I have spotted similar bugs too which become evident very quickly when working with smaller resolutions and likewise with a smaller number of grayscales.
> We choose a H×W rectangular grid of points, from which we will draw samples.
An additional thing to keep in mind is how a camera capturing the image would be operating. It's not sampling in the true theoretical sense of picking points from a continuous signal. The pixels are of finite size, which makes the grid (2) as closer to the reality. There are additional complications for color images where the red, green and blue channels are integrating over different regions within the pixel area (see [A] for example). This makes the real grid as different from even (2) for different color channels. However, the math suggested by the author should not change still.
> It seems the mess is unique in the deep learning world.
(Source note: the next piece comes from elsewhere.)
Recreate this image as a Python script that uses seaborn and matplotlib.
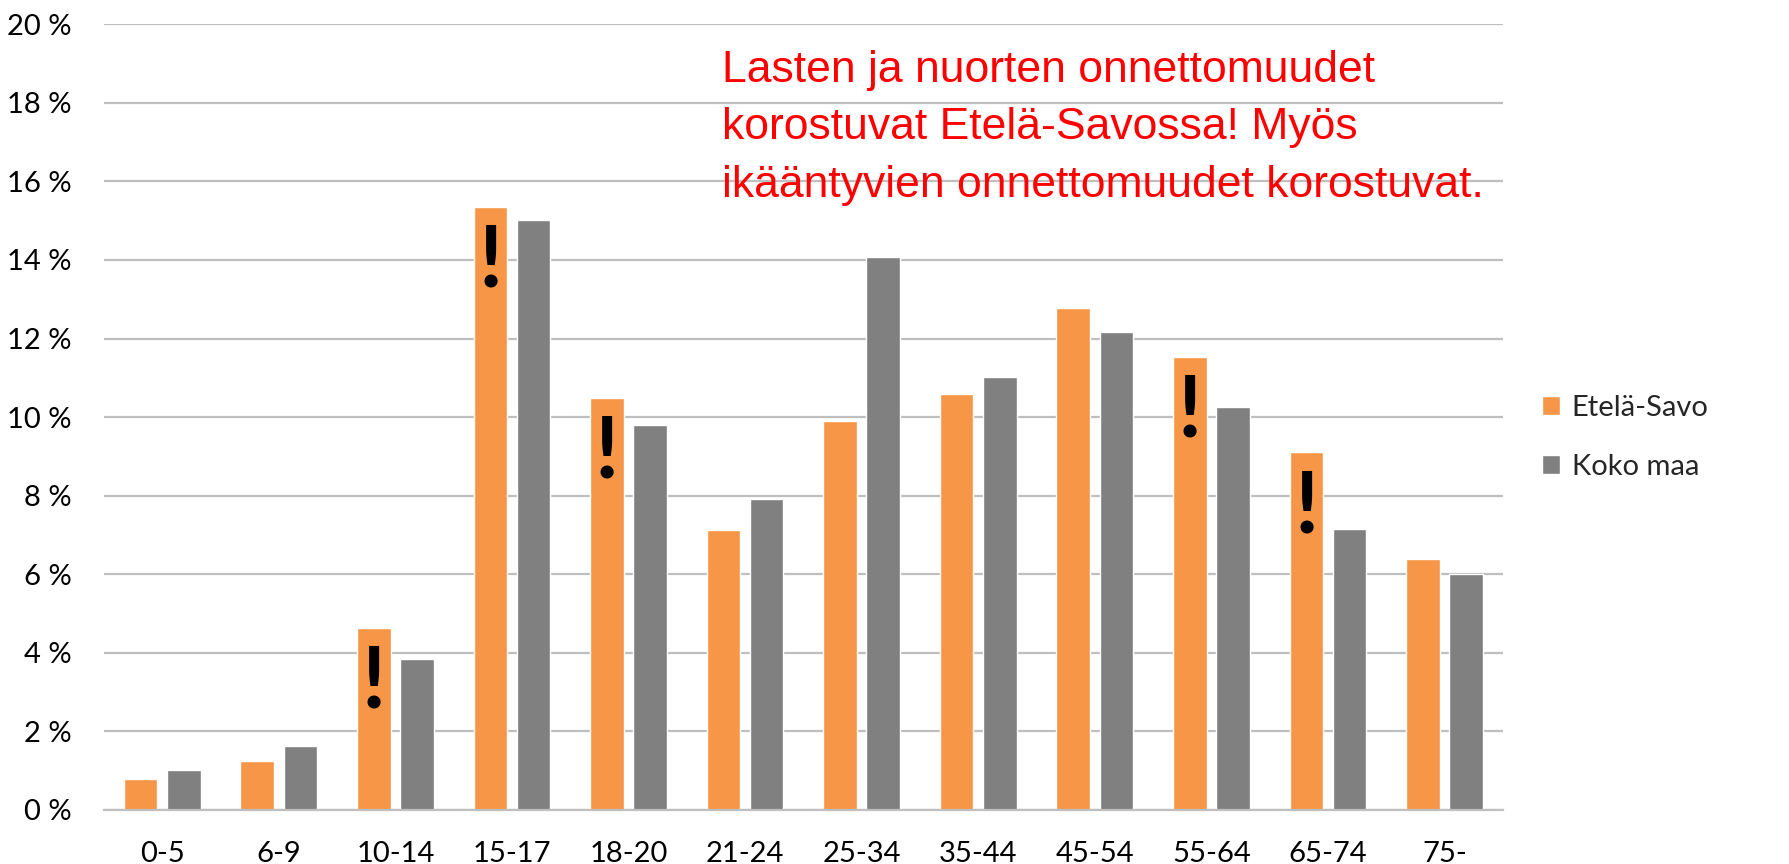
import pandas as pd
import numpy as np
import matplotlib
matplotlib.use("Agg")
import matplotlib.pyplot as plt
import seaborn as sns
from matplotlib.ticker import FuncFormatter

# Ikäryhmät ja osuudet (%) luettuna kuvasta
ika_ryhmat = ['0-5', '6-9', '10-14', '15-17', '18-20', '21-24',
              '25-34', '35-44', '45-54', '55-64', '65-74', '75-']
etela_savo = [0.79, 1.24, 4.63, 15.36, 10.49, 7.12, 9.91, 10.59, 12.78, 11.54, 9.10, 6.39]
koko_maa = [1.03, 1.64, 3.85, 15.03, 9.80, 7.91, 14.08, 11.02, 12.16, 10.25, 7.14, 6.00]
alueet = ['Etelä-Savo', 'Koko maa']
korostetut = ['10-14', '15-17', '18-20', '55-64', '65-74']

# Pitkä muoto seabornille
df = pd.DataFrame({
    'ika': ika_ryhmat * 2,
    'osuus': etela_savo + koko_maa,
    'alue': [alueet[0]] * len(ika_ryhmat) + [alueet[1]] * len(ika_ryhmat),
})

sns.set_style('white')
plt.rcParams['font.family'] = ['Lato', 'DejaVu Sans']

fig = plt.figure(figsize=(17.89, 8.64), dpi=100)
ax = fig.add_axes([0.0581, 0.0625, 0.840 - 0.0581, 0.9719 - 0.0625])

sns.barplot(data=df, x='ika', y='osuus', hue='alue', order=ika_ryhmat,
            palette=['#F79646', '#808080'], width=0.74, gap=0.22,
            saturation=1, ax=ax)

# Akselit ja ruudukko
ax.set_ylim(0, 20)
ax.set_xlim(-0.5, len(ika_ryhmat) - 0.5)
ax.set_yticks(np.arange(0, 21, 2))
ax.yaxis.set_major_formatter(FuncFormatter(lambda v, p: f'{int(v)} %'))
ax.grid(axis='y', color='#BFBFBF', linewidth=1.6)
ax.set_axisbelow(True)
for s in ['top', 'right', 'left']:
    ax.spines[s].set_visible(False)
ax.spines['bottom'].set_color('#BFBFBF')
ax.spines['bottom'].set_linewidth(1.6)
ax.tick_params(axis='both', length=0, labelsize=21, colors='black')
ax.tick_params(axis='y', pad=23)
ax.tick_params(axis='x', pad=22)
ax.set_xlabel('')
ax.set_ylabel('')

# Huutomerkit korostetuissa pylväissä
for i, ika in enumerate(ika_ryhmat):
    if ika in korostetut:
        ax.text(i - 0.185, etela_savo[i] - 0.4, '!', ha='center', va='top',
                fontsize=62, fontweight='bold', color='black')

# Punainen huomioteksti (va='baseline' = viimeisen rivin perusviiva)
fig.text(0.4034, 1 - 197 / 864,
         'Lasten ja nuorten onnettomuudet\nkorostuvat Etelä-Savossa! Myös\nikääntyvien onnettomuudet korostuvat.',
         ha='left', va='baseline', color='#FF0000', fontsize=32, linespacing=1.52,
         family=['Liberation Sans', 'DejaVu Sans'])

# Selite
sns.move_legend(ax, 'center left', bbox_to_anchor=(1.02, 0.4745), frameon=False,
                title=None, fontsize=21, handlelength=0.6, handleheight=0.6,
                handletextpad=0.4, labelspacing=1.13, borderaxespad=0)

plt.savefig('out.png', dpi=100)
The title, "Where Are Pixels? -- a Deep Learning Perspective", looks unjustified. What's presented is not a deep learning perspective. It applies generically.
Digital elevation models typically represent terrain elevations in a grid of square cells of some cell size, e.g. 1 meter by 1 meter. Such a model is rarely useful unless it also has georeferencing information, i.e. coordinates for the bounding box of the grid. Such coordinates can of course be arbitrary, but for large-scale mapping some convention is typically used so that adjacent models of the same cell size will "line up" without small gaps or overlaps. For example, this can be achieved by making sure that the grid corners are on integer coordinates - from my experience this is the convention I've seen in most European countries. In Poland, they instead use the convention that the centers of the corner cells are on integer coordinates, meaning everything is "off" by 0.5 meter (half a cell). This has caused me quite some difficulties at $WORK...
TL;DR: always think of the upper left pixel's position as (0.5, 0.5).